Perché un artista islandese dovrebbe narrare in note terre tanto lontane fisicamente e idealmente? La risposta è nella definizione che Stephan Stephenson (suo vero nome) si è cucito sulle spalle: lui è un carpentiere emozionale e in quanto tale non può che superare ogni sorta di limite per costruire addosso a ognuno di noi l’emotività voluta. Se a qualcuno il nome President Bongo non ha detto nulla, considerando anche che questo è un disco d’esordio, il succitato nome di battesimo dovrebbe ricordarvi una band fondamentale per l’Elettronica nordica che si è sviluppata dai Novanta. Il nostro President è stato, infatti, dalla formazione al 2015 uno dei membri dei GusGus, band di Reykjavik che ha brillantemente esplorato territori vasti dall’House alla Techno, dal Trip Hop all’Elettronica passando per il Pop più “sintetico”.

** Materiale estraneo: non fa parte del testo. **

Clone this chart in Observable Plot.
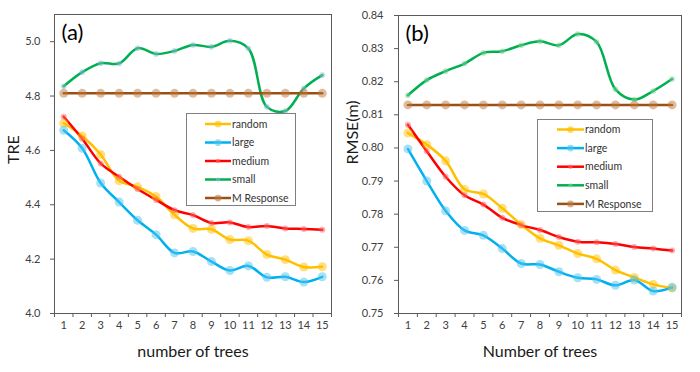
<!DOCTYPE html>
<html>
<head>
<meta charset="utf-8">
<script src="https://cdn.jsdelivr.net/npm/d3@7"></script>
<script src="https://cdn.jsdelivr.net/npm/@observablehq/plot@0.6"></script>
<style>
  body { margin: 0; background: white; }
  #wrap { position: relative; width: 700px; height: 372px; overflow: hidden; background: white; }
  #wrap > svg, #wrap > div { position: absolute; }
  .legend { border: 1px solid #7f7f7f; background: white; box-sizing: border-box; }
</style>
</head>
<body>
<div id="wrap"></div>
<script>
const trees = [1, 2, 3, 4, 5, 6, 7, 8, 9, 10, 11, 12, 13, 14, 15];
const seriesNames = ["random", "large", "medium", "small", "M Response"];
const lineColors = ["#FFC000", "#00B0F0", "#FF0000", "#00B050", "#9a4f14"];
const dotColorsA = ["#FFC000", "#4cc3f0", "#ff6060", "#7fb9d2", "#c07a3c"];
const dotColorsB = ["#FFC000", "#4cc3f0", "#ff6060", "#6fd08f", "#c07a3c"];
const dotRadii = [4.5, 4.5, 3, 2.8, 4.5];

// Panel (a): TRE
const treRandom = [4.70, 4.653, 4.585, 4.488, 4.466, 4.430, 4.363, 4.313, 4.310, 4.272, 4.268, 4.217, 4.198, 4.171, 4.172];
const treLarge  = [4.674, 4.608, 4.480, 4.410, 4.343, 4.290, 4.223, 4.228, 4.191, 4.158, 4.175, 4.133, 4.135, 4.116, 4.135];
const treMedium = [4.724, 4.643, 4.552, 4.503, 4.458, 4.418, 4.380, 4.362, 4.333, 4.335, 4.318, 4.322, 4.313, 4.311, 4.308];
const treSmall  = [4.836, 4.888, 4.921, 4.920, 4.976, 4.955, 4.966, 4.988, 4.981, 5.003, 4.975, 4.760, 4.745, 4.828, 4.877];
const treMResp  = [4.81, 4.81, 4.81, 4.81, 4.81, 4.81, 4.81, 4.81, 4.81, 4.81, 4.81, 4.81, 4.81, 4.81, 4.81];
const treTicks = [4.0, 4.2, 4.4, 4.6, 4.8, 5.0];

// Panel (b): RMSE(m)
const rmseRandom = [0.8045, 0.8010, 0.7961, 0.7875, 0.7861, 0.7818, 0.7769, 0.7727, 0.7706, 0.7681, 0.7665, 0.7631, 0.7609, 0.7588, 0.7577];
const rmseLarge  = [0.7997, 0.7900, 0.7810, 0.7751, 0.7736, 0.7696, 0.7651, 0.7648, 0.7626, 0.7608, 0.7603, 0.7585, 0.7601, 0.7568, 0.7579];
const rmseMedium = [0.8070, 0.7990, 0.7913, 0.7857, 0.7829, 0.7789, 0.7767, 0.7752, 0.7731, 0.7717, 0.7715, 0.7710, 0.7701, 0.7696, 0.7690];
const rmseSmall  = [0.8159, 0.8205, 0.8232, 0.8255, 0.8287, 0.8292, 0.8310, 0.8322, 0.8310, 0.8344, 0.8320, 0.8177, 0.8146, 0.8172, 0.8208];
const rmseMResp  = [0.813, 0.813, 0.813, 0.813, 0.813, 0.813, 0.813, 0.813, 0.813, 0.813, 0.813, 0.813, 0.813, 0.813, 0.813];
const rmseTicks = [0.75, 0.76, 0.77, 0.78, 0.79, 0.80, 0.81, 0.82, 0.83, 0.84];

const FONT = "Lato, 'Open Sans', sans-serif";
const boundaries = trees.map(t => t - 0.5).concat([trees[trees.length - 1] + 0.5]);

function panel(cfg) {
  const series = cfg.data;
  const marks = [
    Plot.frame({stroke: "#5a5a5a", strokeWidth: 1}),
    Plot.axisY({ticks: cfg.yTicks, tickSize: 4, tickPadding: cfg.tickPadY, tickFormat: cfg.yFmt,
      fontSize: 11, fill: "#404040", stroke: "#5a5a5a", label: null}),
    Plot.axisX({ticks: boundaries, tickSize: 4, tickFormat: () => "", stroke: "#5a5a5a", label: null}),
    Plot.axisX({ticks: trees, tickSize: 0, tickPadding: 8, tickFormat: d => String(d),
      fontSize: 11, fill: "#404040", label: null})
  ];
  series.forEach((vals, i) => {
    const rows = vals.map((v, j) => ({x: trees[j], y: v}));
    marks.push(Plot.line(rows, {x: "x", y: "y", stroke: lineColors[i], strokeWidth: 2.5, curve: "catmull-rom"}));
  });
  series.forEach((vals, i) => {
    const rows = vals.map((v, j) => ({x: trees[j], y: v}));
    marks.push(Plot.dot(rows, {x: "x", y: "y", r: dotRadii[i], fill: cfg.dotColors[i], fillOpacity: 0.5, stroke: "none"}));
  });
  marks.push(
    Plot.text([cfg.ylabel], {text: d => d, frameAnchor: "left", dx: -cfg.ylabelDx, rotate: -90, fontSize: 16, fill: "#1a1a1a"}),
    Plot.text([cfg.xlabel], {text: d => d, frameAnchor: "bottom", lineAnchor: "middle", dy: 38, fontSize: 16, fill: "#1a1a1a"}),
    Plot.text([cfg.tag], {text: d => d, frameAnchor: "top-left", textAnchor: "start", lineAnchor: "top", dx: 7, dy: 10, fontSize: 22, fill: "#000"})
  );
  return Plot.plot({
    width: 350, height: 372,
    marginLeft: cfg.ml, marginRight: cfg.mr, marginTop: cfg.mt, marginBottom: cfg.mb,
    style: {fontFamily: FONT, background: "transparent", overflow: "visible"},
    x: {domain: [0.5, 15.5]},
    y: {domain: cfg.yDomain},
    marks
  });
}

function legend(cfg) {
  const div = document.createElement("div");
  div.className = "legend";
  Object.assign(div.style, {left: cfg.left + "px", top: cfg.top + "px", width: cfg.w + "px", height: cfg.h + "px"});
  const svg = d3.create("svg").attr("width", cfg.w - 2).attr("height", cfg.h - 2)
    .style("position", "absolute").style("left", "0").style("top", "0");
  seriesNames.forEach((name, i) => {
    const y = cfg.y0 + i * cfg.dy;
    svg.append("line").attr("x1", cfg.x0).attr("x2", cfg.x1).attr("y1", y).attr("y2", y)
      .attr("stroke", lineColors[i]).attr("stroke-width", 2.5);
    svg.append("circle").attr("cx", (cfg.x0 + cfg.x1) / 2).attr("cy", y).attr("r", dotRadii[i] * 0.75)
      .attr("fill", cfg.dotColors[i]).attr("fill-opacity", 0.6);
    svg.append("text").attr("x", cfg.x1 + 1).attr("y", y).attr("dy", "0.35em")
      .attr("font-family", FONT).attr("font-size", 10.5).attr("fill", "#333").text(name);
  });
  div.appendChild(svg.node());
  return div;
}

const wrap = document.getElementById("wrap");
const a = panel({
  data: [treRandom, treLarge, treMedium, treSmall, treMResp],
  yDomain: [4.0, 5.1], yTicks: treTicks, yFmt: d3.format(".1f"), tickPadY: 10,
  ylabel: "TRE", xlabel: "number of trees", tag: "(a)", ylabelDx: 41,
  ml: 54, mr: 19, mt: 14, mb: 59, dotColors: dotColorsA
});
a.style.left = "0px"; a.style.top = "0px";
wrap.appendChild(a);
const b = panel({
  data: [rmseRandom, rmseLarge, rmseMedium, rmseSmall, rmseMResp],
  yDomain: [0.75, 0.84], yTicks: rmseTicks, yFmt: d3.format(".2f"), tickPadY: 11,
  ylabel: "RMSE(m)", xlabel: "Number of trees", tag: "(b)", ylabelDx: 46,
  ml: 48, mr: 19, mt: 15, mb: 59, dotColors: dotColorsB
});
b.style.left = "350px"; b.style.top = "0px";
wrap.appendChild(b);

wrap.appendChild(legend({left: 186, top: 113, w: 110, h: 93, x0: 18, x1: 44, y0: 10, dy: 18.5, dotColors: dotColorsA}));
wrap.appendChild(legend({left: 537, top: 119, w: 116, h: 93, x0: 19, x1: 46, y0: 9.5, dy: 18.6, dotColors: dotColorsB}));
</script>
</body>
</html>
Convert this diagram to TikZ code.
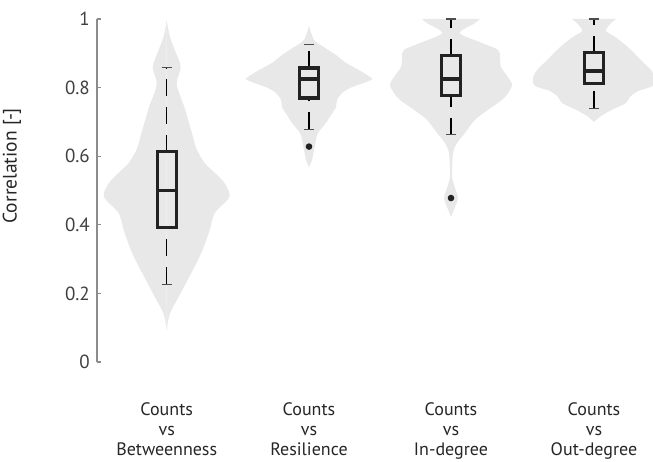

Se non lo avete capito dall’incipit, Serengeti (disco uscito nell’ottobre 2015 ma, in edizione italo-francese con bonus, nel 2016) narra dell’Africa e, più nello specifico, dell’annuale e mastodontica migrazione dei mammiferi nella regione orientale del continente, raccontando attraverso una miscela molto aderente al concetto dell’opera, la ciclicità eterna di tale spostamento, in apparenza sempre uguale a se stesso ma in realtà ogni volta difforme a causa di diverse condizioni climatiche e non, piccole variazioni che rendono ogni esperienza unica. Quasi a esprimere e ampliare uno dei concetti fondamentali di Eraclito, President Bongo vuole esprimerci tutta la forza del mutamento, del cambiamento e del divenire anche quando l’apparenza sembra suggerire un’illimitata reiterazione del momento.
Per esprimere tutto questo, l’artista islandese sceglie strumenti tutto sommati simili a quelli usati nel progetto GusGus ma il risultato è certamente differente, molto più teso verso un’Ambient e un’Elettronica old style, di chiara ispirazione Eno e con elementi etnici e Afro Jazz che tanto ricordano i Dead Can Dance, oltre ad elementi Folk, Blues e Neo Classic (“Levante”) ed è proprio questa varietà che finisce per fare da legante tra le terre gelate del nord e il Serengeti.
Nonostante i pezzi siano stati scritti tra paese d’origine, New York e Berlino, il riferimento al continente nero non è solo frutto del suo ingegno ma deriva anche dall’esperienza che l’autore ha fatto su queste terre cariche di vita e musica ancestrale; e la scelta di questa terra è anche un omaggio alla sua musica che in fondo è la genesi di tutto quello che abbiamo oggi.
In atto di ossequio all’Italia, gli otto brani che rappresentano un diverso momento di questa grande migrazione, a volte attimi, a volte intere giornate, hanno tutti il nome di venti italiani (l’autore è affascinato da come ogni nostro vento prenda nome diverso secondo la provenienza cardinale) e lo stesso nome non è stato scelto a caso ma con riferimento alle caratteristiche del vento stesso e a come queste si legano con il suono del brano.
Serengeti è un disco complesso nella sua genesi e non semplicissimo all’ascolto, variegato e multiforme, la cui descrizione è fondamentale per comprenderlo al meglio. Allo stesso tempo è opera di pregio assoluto, con alcuni spunti strepitosi, decisamente in grado di esprimere tutto quello che si era preposto in fase di scrittura. Non aggiungerà molto al panorama nel quale possiamo inserirlo ma il pregio e la cura con cui è realizzato e la resa all’ascolto ne fanno uno dei migliori dischi dell’anno passato che noi poveri italiani possiamo goderci nell’anno in corso.